Wednesday 18 July 2007

Earning Pocket Money

Our kids don't get a weekly allowance. You might think this is mean but I believe money needs to be earned in some way rather than just handed out.

First, we don't pay for chores around the house. That leads to the question "How much will I get?" whenever you ask them to do something. If they ask me that, I tell them how much they owe me for renting their room. The kids live in the house so they have an obligation to share in the domestic chores they're capable of. No arguments.

I will sometimes offer to pay them for a job that they aren't normally involved with such as washing the car or picking weeds. Its usually something outside to get them out of the house. Or I might pay them to do something like making greeting cards. If they can save me money, they can keep the money that's saved.

They don't get paid to practice their musical instruments. That's a commitment they made when they decided to learn them.

The kids go to "work" five days a week learning at school. I pay for results at school. At the moment, I pay for every sticker they receive when they've done a good job on an assignment or test. The tricky part is to come up with some quantitative and fair system that encourages them to put in extra effort.

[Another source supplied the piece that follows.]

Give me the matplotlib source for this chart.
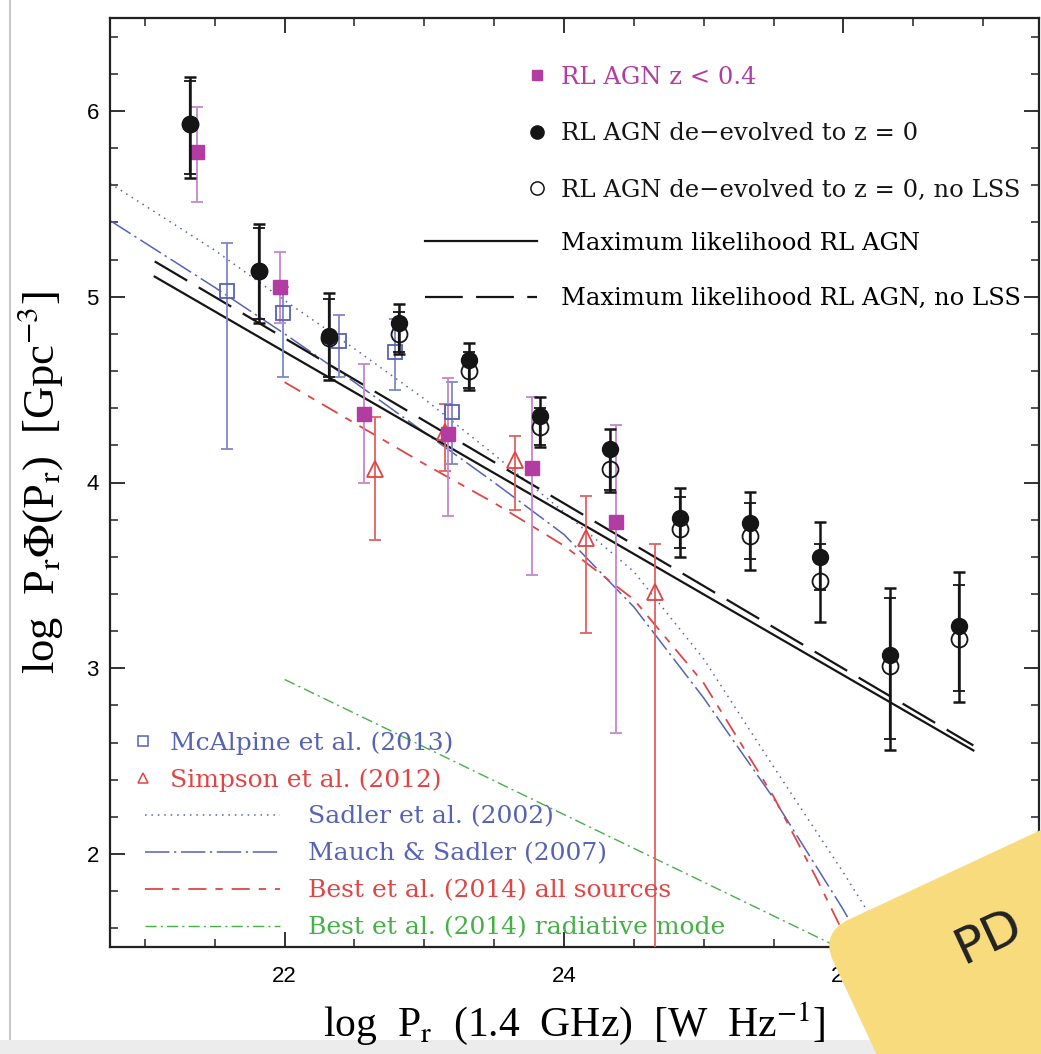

I don't pay cash. We have an account book and I act like a bank. It's a generous bank that pays 1% interest on their accounts every month. It encourages them to save and shows them how money grows. Some day I'll teach them that interest rates change! I'm also an ATM machine.

If they want to buy something that I think is a good idea, I might offer to split the cost 50/50 with them. We negotiate all kinds of bargains and often require the kids to "sell" to us why we should share costs. The core idea here is that they must contribute some of their hard earned money. Clothes and books are an exception. We buy those. If we go to a fair or amusement park, I'll give them a budget and after they've spent that, they have to use their own money.

Sometimes they want to buy something that I would rather they didn't. I'll tell them why its a waste of money but after that, I usually bite my tongue. At that point, it's their money and they've earned the right to spend it as they wish.

This system has worked very well for us. The kids don't nag us for stuff and are careful with how they spend their money.